Once the weather has warmed, you will need to spend a few days hardening off your seedlings. It is a good idea to place the plants outside during the day in a shady area out of the wind, bringing them inside the first few nights. After the first four to five days, leave the plants outside overnight as well, keeping a close eye on them so that they do not dry out. After about seven to ten days, it is time to move them into your prepared garden bed.


Basic Division

A second asexual method of planting is dividing larger clumps of plants as they grow and mature. Many perennials are candidates for division including, but not limited to the following types of plants:

    • rhizomes (bearded iris).
    • bulbs (tulips, daffodils, hyacinth).
    • large perennial clump plants (Shasta daisies).

To divide a plant, simply take a large shovel, dig underneath the roots of the plant, and gently lift the entire plant out of the ground. Depending on the size, the plant can be divided in half, into threes, or into quarters.
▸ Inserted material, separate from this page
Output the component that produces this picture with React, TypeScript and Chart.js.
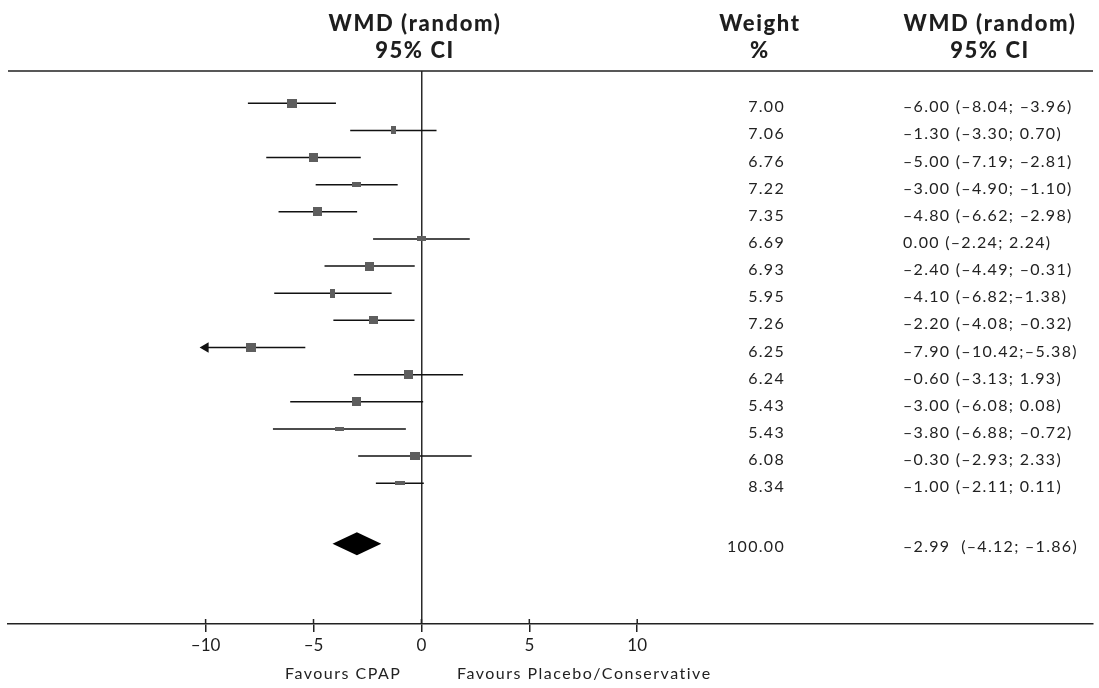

Some of the plants can be easily divided by breaking the root system apart by hand. Others, like rhizomes, usually require being cut with a sharp knife. Each division must then be planted immediately into the ground, or as soon as possible if you are getting a gift from your friendly neighborhood gardener.

Each plant will require division at specific times during the year.

Grafting

This is the last form of propagation we will discuss. Grafting is the process of taking cuttings from one type of plant, and inserting it into the stalk, branch, or trunk of another plant. Grafting is for very advanced gardeners. Most of the roses and fruit trees you purchase in the nursery are grafted plants.Take a look just about three inches above the root ball and you will usually see a small blemish indicating that the tree has been grafted to a strong root base. This process is used to create stronger plants by grafting to a strong and easy to manage root system.